Elizabeth Felton was a chip off the proverbial Villiers’s block. The only daughter of James 3rd Earl of Suffolk and his second wife Barbara Villiers, Elizabeth numbered two Royal mistresses among her first cousins alone, which by anyone’s reckoning is quite a tally.

Aged just 15 years old the headstrong Lady Betty eloped with Thomas Felton, a Groom of the Bedchamber, much to the chagrin of her father.  Although the earl banished her from his home there’s a hint that the blooming Lady Betty might have been just the tiniest bit spoilt.  Despite his fury at her impulsive marriage her father continued to cough up a substantial allowance enabling her to live in the manner she had been accustomed all her young life.

And Betty’s arrival on the court scene soon made an impression.  ‘Madam Betty had a beauty and youth that were almost dazzling, and won her the love of all who saw her,’ Marie Catherine Baronne D’Aulnoy writes in her memoirs of the Court of England in 1675. ‘And being of a very gay disposition she seldom frightened her lovers away by her looks.’

Just how many lovers Lady Betty actually had remains unknown, but at least three of them were court headliners.

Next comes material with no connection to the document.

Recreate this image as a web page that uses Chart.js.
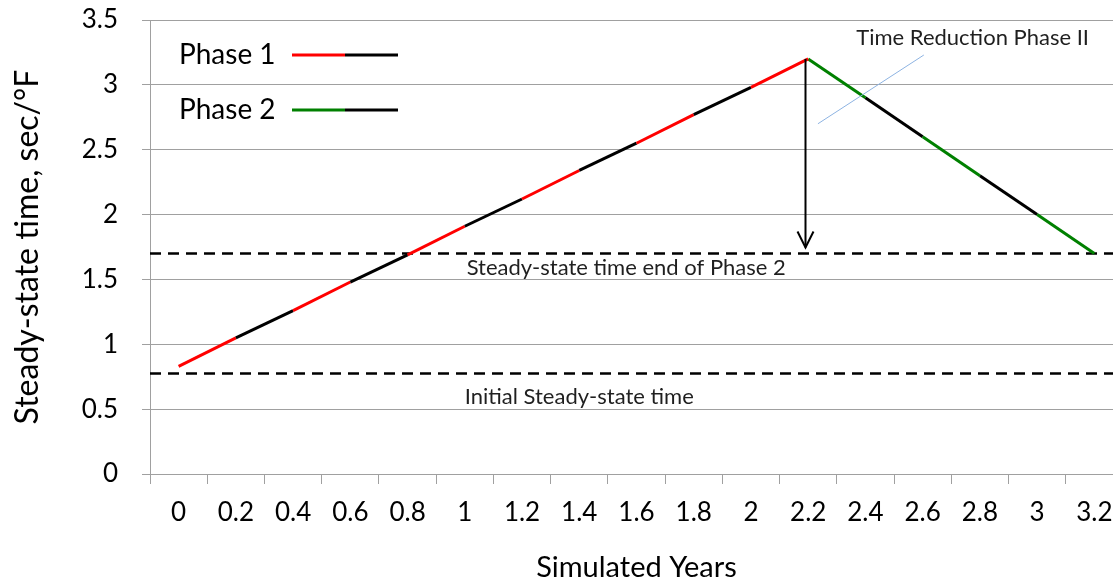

In 1678/9 Betty was the subject of a painting by Benedetto Gennari the younger for the Duke of Monmouth, the eldest illegitimate son of Charles II.  Apparently Betty found him amiable  while ‘his rank agreeably flattered her vanity.’ Their liaison was a bit of an on and off affair, whether due to their other amorous commitments or because of the famous Villiers temper Betty seems to have inherited.

Betty poses as Cleopatra, about to dissolve a priceless pearl in a glass of wine to impress Mark Anthony with her indifference to wealth.

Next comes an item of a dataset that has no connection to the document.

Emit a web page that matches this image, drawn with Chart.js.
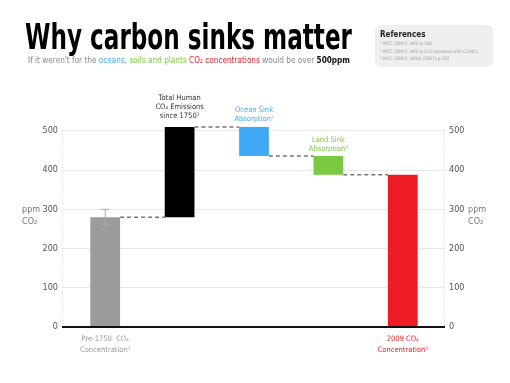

Another of her lovers was William 4th Earl and 1st Duke of Cavendish.  Along with rebuilding parts of Chatsworth House, William is best remembered as one of the Immortal Seven nobleman who invited William of Orange and his wife Mary to reign in place of James II.  William receives a mention in some bawdy poetry of the day – sadly far too rude for repetition by this Good Gentlewoman.

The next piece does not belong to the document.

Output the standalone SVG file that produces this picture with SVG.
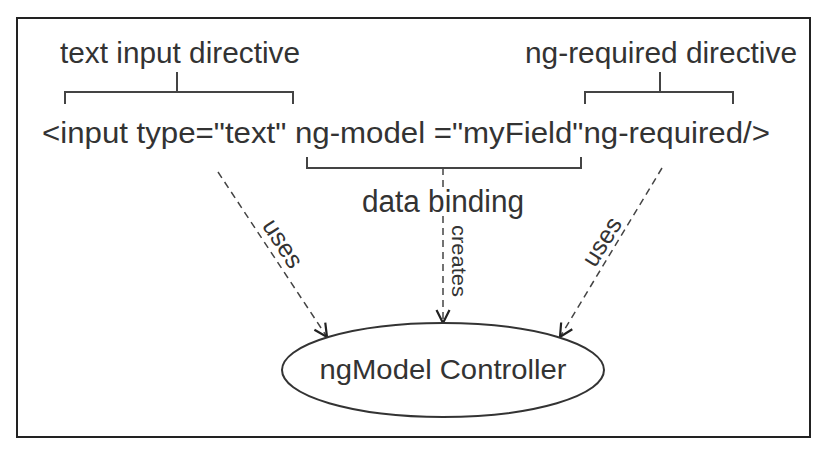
<svg xmlns="http://www.w3.org/2000/svg" width="828" height="456" viewBox="0 0 828 456">
<defs>
<style>
text{font-family:"Liberation Sans","DejaVu Sans",sans-serif;fill:#333}
.br{fill:none;stroke:#444;stroke-width:2}
.dash{fill:none;stroke:#444;stroke-width:1.5;stroke-dasharray:7 5}
</style>
<marker id="ah" viewBox="0 0 16 16" refX="15" refY="8" markerWidth="16" markerHeight="16" markerUnits="userSpaceOnUse" orient="auto">
<path d="M2,1.5 L15,8 L2,14.5" fill="none" stroke="#222" stroke-width="2.2"/>
</marker>
</defs>
<rect x="0" y="0" width="828" height="456" fill="#fff"/>
<rect x="17" y="18" width="793" height="419" fill="#fff" stroke="#222" stroke-width="2"/>
<g id="labels">
<text x="60" y="63" font-size="29" textLength="240" lengthAdjust="spacingAndGlyphs">text input directive</text>
<text x="525" y="63" font-size="29" textLength="272" lengthAdjust="spacingAndGlyphs">ng-required directive</text>
<path class="br" d="M65,104 V92 H293 V104 M177,72 V92"/>
<path class="br" d="M585,104 V92 H733 V104 M660,72 V92"/>
</g>
<g id="code">
<text x="42" y="143" font-size="30" textLength="728" lengthAdjust="spacingAndGlyphs">&lt;input type="text" ng-model ="myField"ng-required/&gt;</text>
<path class="br" d="M307,157 V168 H581 V157"/>
<text x="362" y="212" font-size="31" textLength="162" lengthAdjust="spacingAndGlyphs">data binding</text>
</g>
<g id="connectors">
<path class="dash" d="M443,168 V188"/>
<path class="dash" d="M443,216 V323" marker-end="url(#ah)"/>
<path class="dash" d="M218,172 L327,337" marker-end="url(#ah)"/>
<path class="dash" d="M662,168 L560,337" marker-end="url(#ah)"/>
<text x="0" y="0" font-size="25" text-anchor="middle" transform="translate(276,248) rotate(57)">uses</text>
<text x="0" y="0" font-size="25" text-anchor="middle" transform="translate(609,246) rotate(-58)">uses</text>
<text x="0" y="0" font-size="21" text-anchor="middle" transform="translate(452,261) rotate(90)" textLength="72" lengthAdjust="spacingAndGlyphs">creates</text>
</g>
<g id="ngModelController">
<ellipse cx="443" cy="370" rx="161" ry="47" fill="#fff" stroke="#333" stroke-width="2"/>
<text x="443" y="379" font-size="28" text-anchor="middle" textLength="247" lengthAdjust="spacingAndGlyphs">ngModel Controller</text>
</g>
</svg>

The Ladies March written in 1681 records a procession of 23 Court ladies parading their wares and Lady Betty appears with another of her lovers, Francis Newport, second son of Francis Viscount Newport and his wife Diana Russell.

The next that followed in the rank

Was Betty Felton led by Frank,

Betty Felton lewd and pocky,

Lord have mercy on her jockey.

Betty also tried her hand at writing Ovidian poetry but apparently she wasn’t very good at it, according to another of her lovers, libertine poet John Wilmot, 2nd Earl of Rochester. Betty along with John Wilmot and Barbara Countess of Castlemaine were cousins, great grandchildren of Sir John St John and his wife Lucy Hungerford.

The lovely Betty died at the tragically young age of 25 ‘in a jealous apoplectic fit.’ Her grieving father had her body interred in the Howard vault at St Mary’s, Saffron Walden, where he joined her seven years later.